■ Written exercise ■
Copy all lines below exactly as written. Leave pictures out.

━━━━━━━━━━━━━━━━━━━━

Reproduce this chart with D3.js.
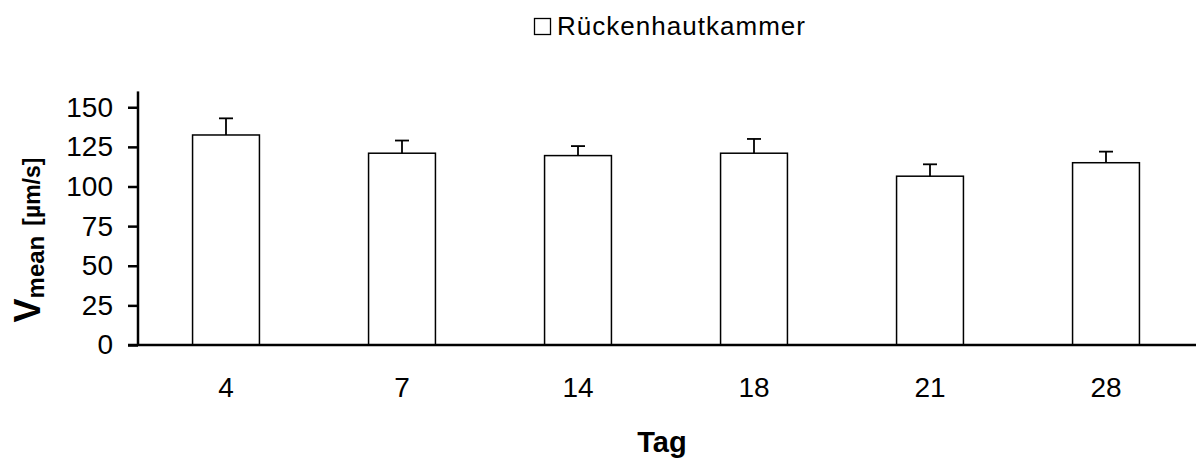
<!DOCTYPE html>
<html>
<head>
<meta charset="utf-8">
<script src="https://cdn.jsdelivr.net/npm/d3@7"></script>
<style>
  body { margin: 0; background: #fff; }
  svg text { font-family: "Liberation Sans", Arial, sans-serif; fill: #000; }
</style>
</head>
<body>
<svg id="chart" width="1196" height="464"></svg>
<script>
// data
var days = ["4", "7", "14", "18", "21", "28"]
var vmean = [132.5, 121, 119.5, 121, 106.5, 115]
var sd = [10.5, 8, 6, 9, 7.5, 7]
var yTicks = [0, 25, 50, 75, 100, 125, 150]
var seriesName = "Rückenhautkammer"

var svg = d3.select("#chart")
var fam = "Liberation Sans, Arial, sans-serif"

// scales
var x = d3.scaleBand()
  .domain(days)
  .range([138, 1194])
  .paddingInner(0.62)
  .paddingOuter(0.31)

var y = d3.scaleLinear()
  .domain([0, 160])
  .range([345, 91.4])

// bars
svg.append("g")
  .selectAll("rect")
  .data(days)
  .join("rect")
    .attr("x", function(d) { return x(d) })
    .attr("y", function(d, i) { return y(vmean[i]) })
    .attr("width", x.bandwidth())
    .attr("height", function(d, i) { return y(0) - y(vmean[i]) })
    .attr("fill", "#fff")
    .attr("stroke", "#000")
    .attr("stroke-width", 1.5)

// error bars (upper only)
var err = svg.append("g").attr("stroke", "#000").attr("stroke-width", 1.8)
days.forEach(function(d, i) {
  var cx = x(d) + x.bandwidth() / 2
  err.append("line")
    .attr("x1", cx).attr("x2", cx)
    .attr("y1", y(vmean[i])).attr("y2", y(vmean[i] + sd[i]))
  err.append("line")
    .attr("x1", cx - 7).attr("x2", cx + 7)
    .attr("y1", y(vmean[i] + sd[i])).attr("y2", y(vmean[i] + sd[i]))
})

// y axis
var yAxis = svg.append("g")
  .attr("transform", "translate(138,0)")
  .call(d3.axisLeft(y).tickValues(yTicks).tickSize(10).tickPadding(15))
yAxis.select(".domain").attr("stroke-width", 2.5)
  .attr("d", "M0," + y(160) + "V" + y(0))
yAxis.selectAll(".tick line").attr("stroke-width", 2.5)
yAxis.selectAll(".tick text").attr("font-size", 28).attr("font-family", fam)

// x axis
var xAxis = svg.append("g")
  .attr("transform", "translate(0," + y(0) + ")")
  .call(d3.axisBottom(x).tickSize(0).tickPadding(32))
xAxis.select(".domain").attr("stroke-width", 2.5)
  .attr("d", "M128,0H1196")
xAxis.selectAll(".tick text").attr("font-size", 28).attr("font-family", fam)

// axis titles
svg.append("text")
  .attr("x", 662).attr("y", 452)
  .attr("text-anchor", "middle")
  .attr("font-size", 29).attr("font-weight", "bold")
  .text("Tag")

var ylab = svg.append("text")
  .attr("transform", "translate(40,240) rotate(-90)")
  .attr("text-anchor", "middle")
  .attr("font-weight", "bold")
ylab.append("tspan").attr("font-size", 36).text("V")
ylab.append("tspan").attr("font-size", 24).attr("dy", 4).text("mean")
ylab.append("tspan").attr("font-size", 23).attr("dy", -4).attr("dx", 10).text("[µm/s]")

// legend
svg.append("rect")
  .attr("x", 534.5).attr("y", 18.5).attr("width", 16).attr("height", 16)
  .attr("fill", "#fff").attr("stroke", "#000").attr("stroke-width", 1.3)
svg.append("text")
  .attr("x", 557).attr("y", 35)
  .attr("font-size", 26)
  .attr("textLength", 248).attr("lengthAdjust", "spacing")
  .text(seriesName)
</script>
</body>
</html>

━━━━━━━━━━━━━━━━━━━━

■ Result ■
Reproduce this chart with D3.js.
<!DOCTYPE html>
<html>
<head>
<meta charset="utf-8">
<script src="https://cdn.jsdelivr.net/npm/d3@7"></script>
<style>
  body { margin: 0; background: #fff; }
  svg text { font-family: "Liberation Sans", Arial, sans-serif; fill: #000; }
</style>
</head>
<body>
<svg id="chart" width="1196" height="464"></svg>
<script>
// data
var days = ["4", "7", "14", "18", "21", "28"]
var vmean = [132.5, 121, 119.5, 121, 106.5, 115]
var sd = [10.5, 8, 6, 9, 7.5, 7]
var yTicks = [0, 25, 50, 75, 100, 125, 150]
var seriesName = "Rückenhautkammer"

var svg = d3.select("#chart")
var fam = "Liberation Sans, Arial, sans-serif"

// scales
var x = d3.scaleBand()
  .domain(days)
  .range([138, 1194])
  .paddingInner(0.62)
  .paddingOuter(0.31)

var y = d3.scaleLinear()
  .domain([0, 160])
  .range([345, 91.4])

// bars
svg.append("g")
  .selectAll("rect")
  .data(days)
  .join("rect")
    .attr("x", function(d) { return x(d) })
    .attr("y", function(d, i) { return y(vmean[i]) })
    .attr("width", x.bandwidth())
    .attr("height", function(d, i) { return y(0) - y(vmean[i]) })
    .attr("fill", "#fff")
    .attr("stroke", "#000")
    .attr("stroke-width", 1.5)

// error bars (upper only)
var err = svg.append("g").attr("stroke", "#000").attr("stroke-width", 1.8)
days.forEach(function(d, i) {
  var cx = x(d) + x.bandwidth() / 2
  err.append("line")
    .attr("x1", cx).attr("x2", cx)
    .attr("y1", y(vmean[i])).attr("y2", y(vmean[i] + sd[i]))
  err.append("line")
    .attr("x1", cx - 7).attr("x2", cx + 7)
    .attr("y1", y(vmean[i] + sd[i])).attr("y2", y(vmean[i] + sd[i]))
})

// y axis
var yAxis = svg.append("g")
  .attr("transform", "translate(138,0)")
  .call(d3.axisLeft(y).tickValues(yTicks).tickSize(10).tickPadding(15))
yAxis.select(".domain").attr("stroke-width", 2.5)
  .attr("d", "M0," + y(160) + "V" + y(0))
yAxis.selectAll(".tick line").attr("stroke-width", 2.5)
yAxis.selectAll(".tick text").attr("font-size", 28).attr("font-family", fam)

// x axis
var xAxis = svg.append("g")
  .attr("transform", "translate(0," + y(0) + ")")
  .call(d3.axisBottom(x).tickSize(0).tickPadding(32))
xAxis.select(".domain").attr("stroke-width", 2.5)
  .attr("d", "M128,0H1196")
xAxis.selectAll(".tick text").attr("font-size", 28).attr("font-family", fam)

// axis titles
svg.append("text")
  .attr("x", 662).attr("y", 452)
  .attr("text-anchor", "middle")
  .attr("font-size", 29).attr("font-weight", "bold")
  .text("Tag")

var ylab = svg.append("text")
  .attr("transform", "translate(40,240) rotate(-90)")
  .attr("text-anchor", "middle")
  .attr("font-weight", "bold")
ylab.append("tspan").attr("font-size", 36).text("V")
ylab.append("tspan").attr("font-size", 24).attr("dy", 4).text("mean")
ylab.append("tspan").attr("font-size", 23).attr("dy", -4).attr("dx", 10).text("[µm/s]")

// legend
svg.append("rect")
  .attr("x", 534.5).attr("y", 18.5).attr("width", 16).attr("height", 16)
  .attr("fill", "#fff").attr("stroke", "#000").attr("stroke-width", 1.3)
svg.append("text")
  .attr("x", 557).attr("y", 35)
  .attr("font-size", 26)
  .attr("textLength", 248).attr("lengthAdjust", "spacing")
  .text(seriesName)
</script>
</body>
</html>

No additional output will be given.